The viewer who has not encountered Mr. Barnett's work before may at first feel some disorientation, even shock, at the style and emotional intensity of this award-winning movie. The realization may grow, moving into it minute by minute, that what Barnett has done in his own artistic venue is in many ways comparable to what Vincent did in his -- transforming the artist's own clear perception of reality and life (in this case, Vincent's) into forms strikingly different from any seen in that venue before. This is not the kind of commercialized, mundanely Hollywood-slick film making that we are used to, which I find so often boring, in the end. I'd say to those who would be disappointed by that: look elsewhere.
Having had the pleasure of seeing some of Barnett's early work in NY on stage -- Miller and Shakespeare at their best, in my book -- I did not require a period of readjustment of expectation and perception. (At age 33, he did the best King Lear I have ever seen.) What challenged me, in a very positive way, was the complexity and nuance of compressing Vincent's life story, spirit, and values into the remarkably short format of a 111-minute run time. Having known Vincent's story as of decades ago, but not having read the letters of Vincent and Theo, I found it difficult to approach this work with a pristine eye or ear. Would the naive viewer quite understand the context of this or that event (say, the Borinage time), etc? And would the unavoidable constraints of a low budget production detract from the essential experience and value of the work? Impossible for me to know, and anyway, I'm no film critic.
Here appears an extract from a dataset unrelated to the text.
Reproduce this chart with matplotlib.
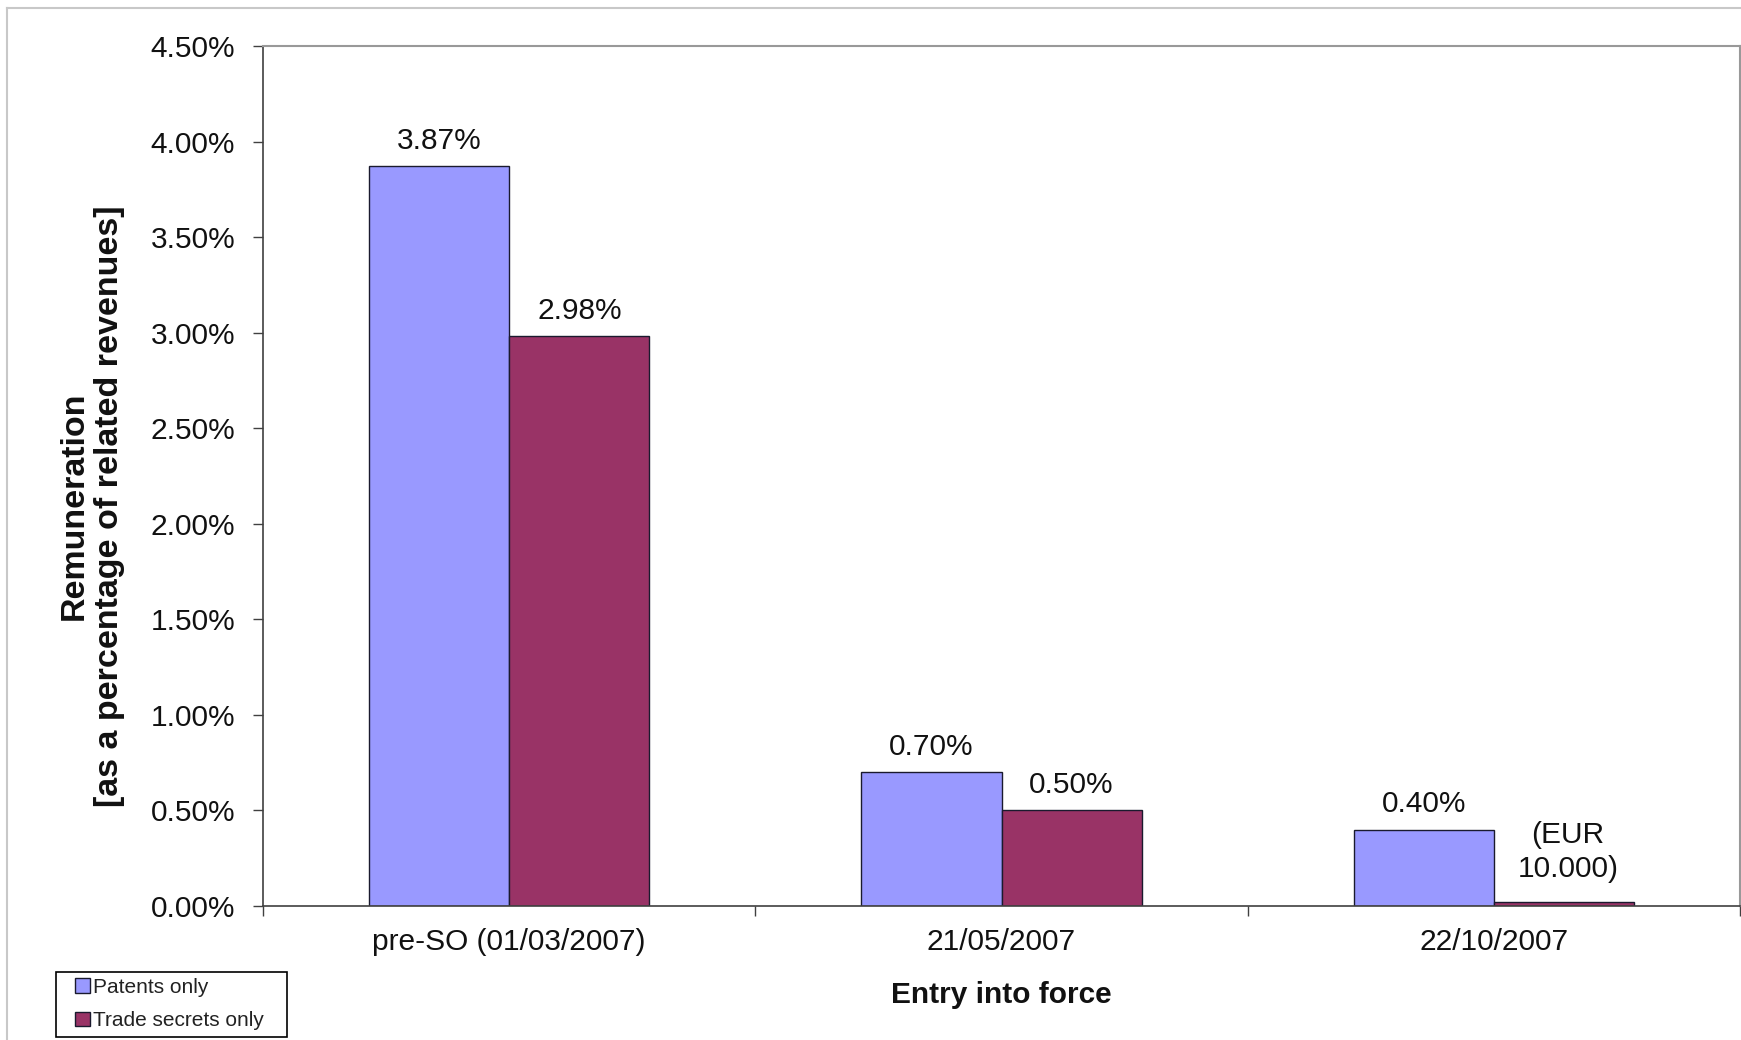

I can say that I have it on good authority that the script remains true to the van Gogh letters, and the portrayal certainly remains uniquely true to Vincent's spirit and work. As film making (his first feature work), it uses the full palette, visually and emotionally. My advice: do not view it casually. That would be a waste.
Nota Bene: Roy Thinnes is so very Peyron. (I really enjoyed his role in X Files, too.) All said and done -- 9 stars. It will sadden me if we don't see more of Barnett on film, as it does that we don't have some earlier work on film.